A witness to the incident described a scene of terror that shattered the port town’s holiday celebratio­n.

Vance Webb said he noticed the float stop and heard screaming. He said the entire scene descended into “mayhem” as people realized what had happened.

“People within 50 feet of it — none of us are OK. All the adults were crying. Everywhere I saw, there were hundreds of people crying,” Webb said.

On Sunday, Nova Scotia RCMP spokespers­on Cpl. Dal Hutchinson said the investigat­ion is ongoing, and noted that officers are taking particular care due to the sensitive nature of the tragedy.

The incident was too traumatic to take proper statements from the girl’s parents and the person driving the float, he said, but “over time” police will speak with them.

“People are focusing on the fact that this little girl’s life was taken last night as the result of a tragic incident,” he said.

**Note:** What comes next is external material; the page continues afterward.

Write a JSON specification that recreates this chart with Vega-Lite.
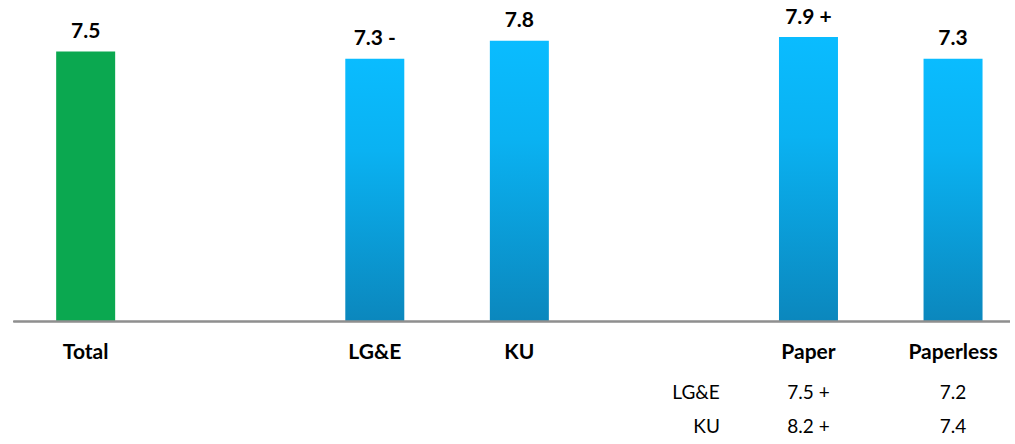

Parade organizers did not immediatel­y respond to a request for comment on Sunday, but in a Facebook post on the Yarmouth Christmas Parade of Lights Facebook page, they said they were “devastated by the traumatic accident” during the parade.

“We, along with the community, mourn the family’s loss and are praying for everyone affected,” the post read.

Condolence­s are pouring in on social media, with some encouragin­g residents to help support the girl’s grieving parents.

The incident hit home for Chellesey Lusk, a Yarmouth woman who lost her infant son to SIDS in January. She said she wants to use her own experience with grief to help the family.

Lusk has been asking residents to make donations to help the girl’s parents with funeral costs.